Leaked draft sparks outrage as Trump White House plots radical State Department overhaul, Africa programs face existential threat.
A leaked draft suggesting the Trump administration plans to dismantle State Department Africa operations and human rights bureaus draws fierce denials from Marco Rubio and fears of U.S. diplomatic retreat.
The Trump administration appears poised to deliver its most radical foreign policy shift yet—if a leaked executive order draft obtained by The New York Times is to be believed. The document, circulating among diplomats and defense analysts, outlines a sweeping demolition of the State Department as we know it—one that would erase Africa from Washington’s diplomatic map, terminate human rights bureaus, and gut long-standing refugee and democracy programs.

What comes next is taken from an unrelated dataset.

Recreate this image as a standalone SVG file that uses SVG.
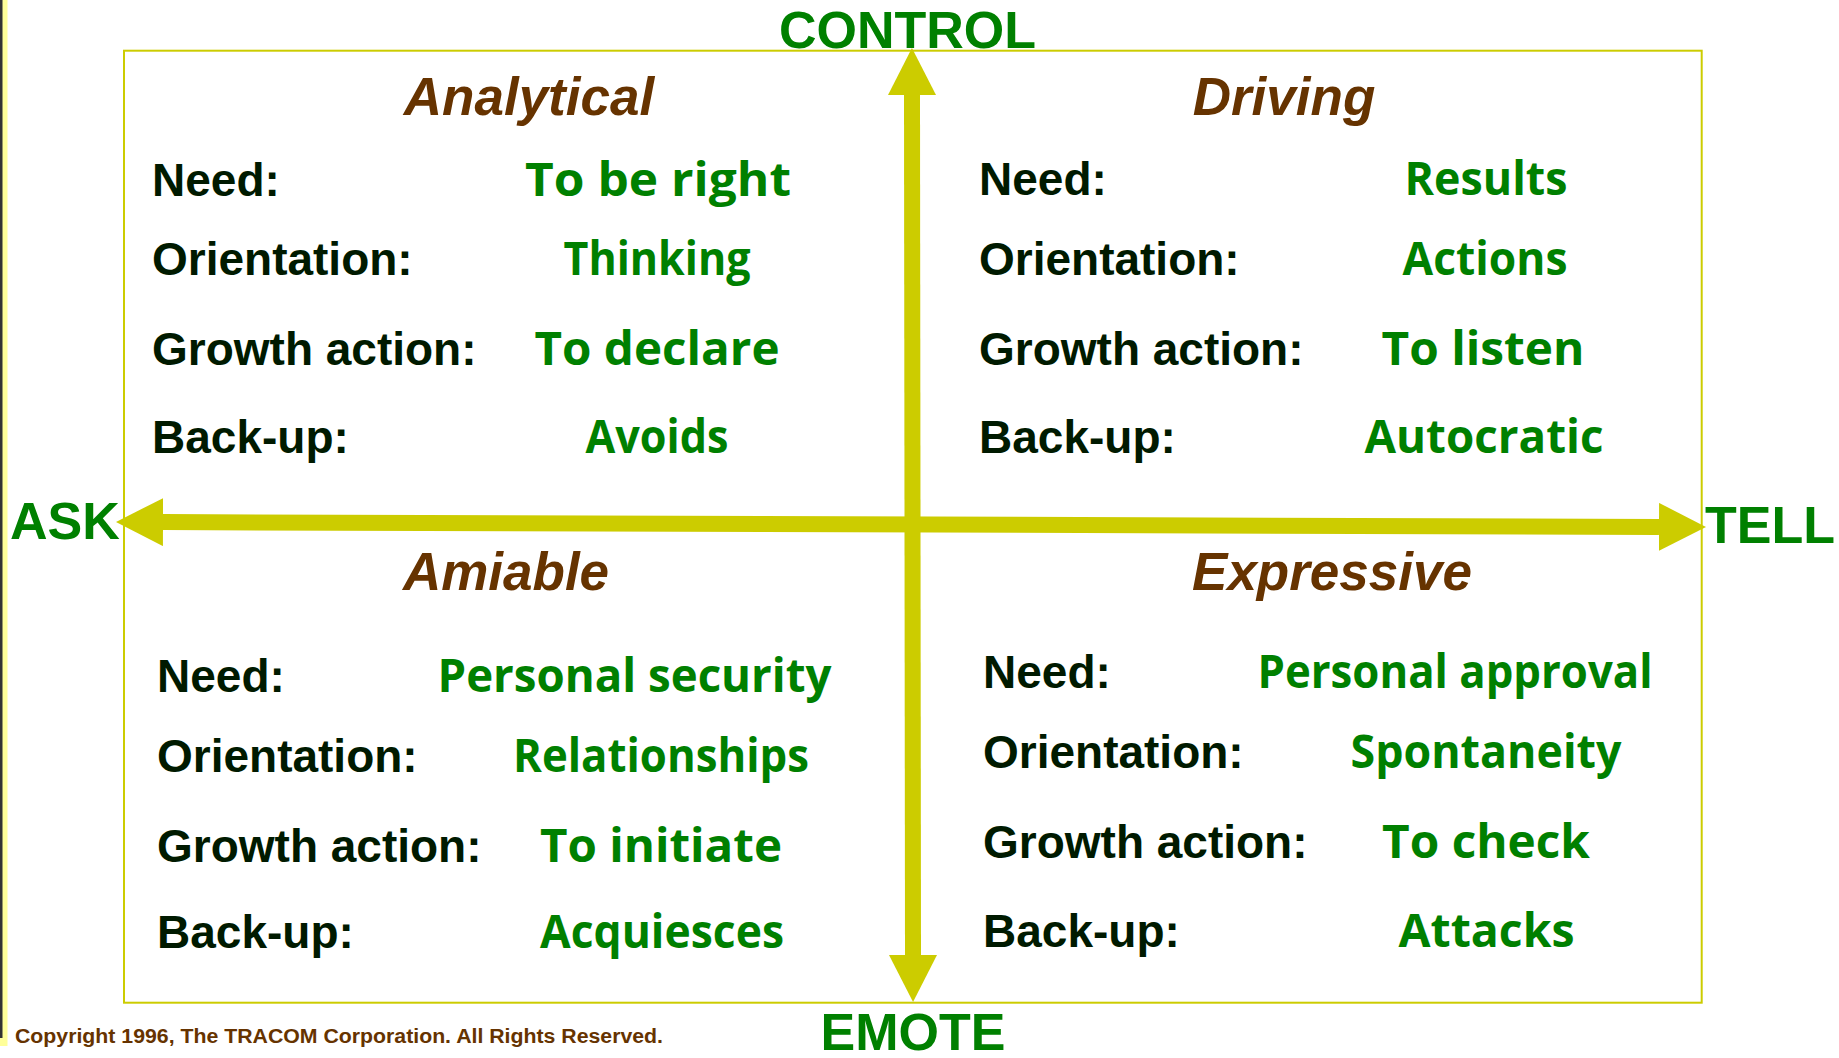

But in a typical 2025 twist, Secretary of State Marco Rubio took to X, dismissing it as “fake news,” accusing The New York Times of falling for another hoax. Yet what’s fueling the fire is not just the leak—it’s the silence from the White House. No clear denial. No press release. Just noise.
If enacted, the order would shut down embassies across sub-Saharan Africa, roll back Fulbright scholarships to only those studying “national security,” and eliminate fellowships designed to bring underrepresented groups into diplomacy. For Somalia, Ethiopia, Sudan, and others—it’s more than abandonment; it’s strategic blindness.
And for Somaliland? The timing couldn’t be clearer. As Hargeisa lobbies to become Washington’s anchor in the Horn, Trump’s pivot away from Africa would leave the region’s fate in the hands of adversaries—Turkey, China, and Russia. Closing American embassies creates power vacuums others are happy to fill.
Rubio’s comment sidesteps the real issue: this isn’t just about budget cuts—it’s about ideology. The leaked order frames the State Department as bloated, slow, and disloyal. It replaces diplomacy with artificial intelligence, seasoned career officers with politically-aligned operatives, and strategic engagement with extractive opportunism—especially on the continent.
Eliminating the Bureau of African Affairs and reducing it to a “special envoy” shows how Trump sees Africa: not as a partner, but as a battlefield for minerals and terrorism—not diplomacy or democracy.
Critics aren’t just reacting—they’re panicking. Foreign policy veterans are calling this a death knell for the U.S.’s global influence. Human rights advocates warn that it will embolden authoritarians. Lawmakers like Rep. Gregory Meeks are already sounding alarms.
What if Rubio’s tweet isn’t a denial—but a distraction?
The truth may be somewhere in between. But one thing is clear: America’s global posture is being rewritten—and Africa is on the chopping block.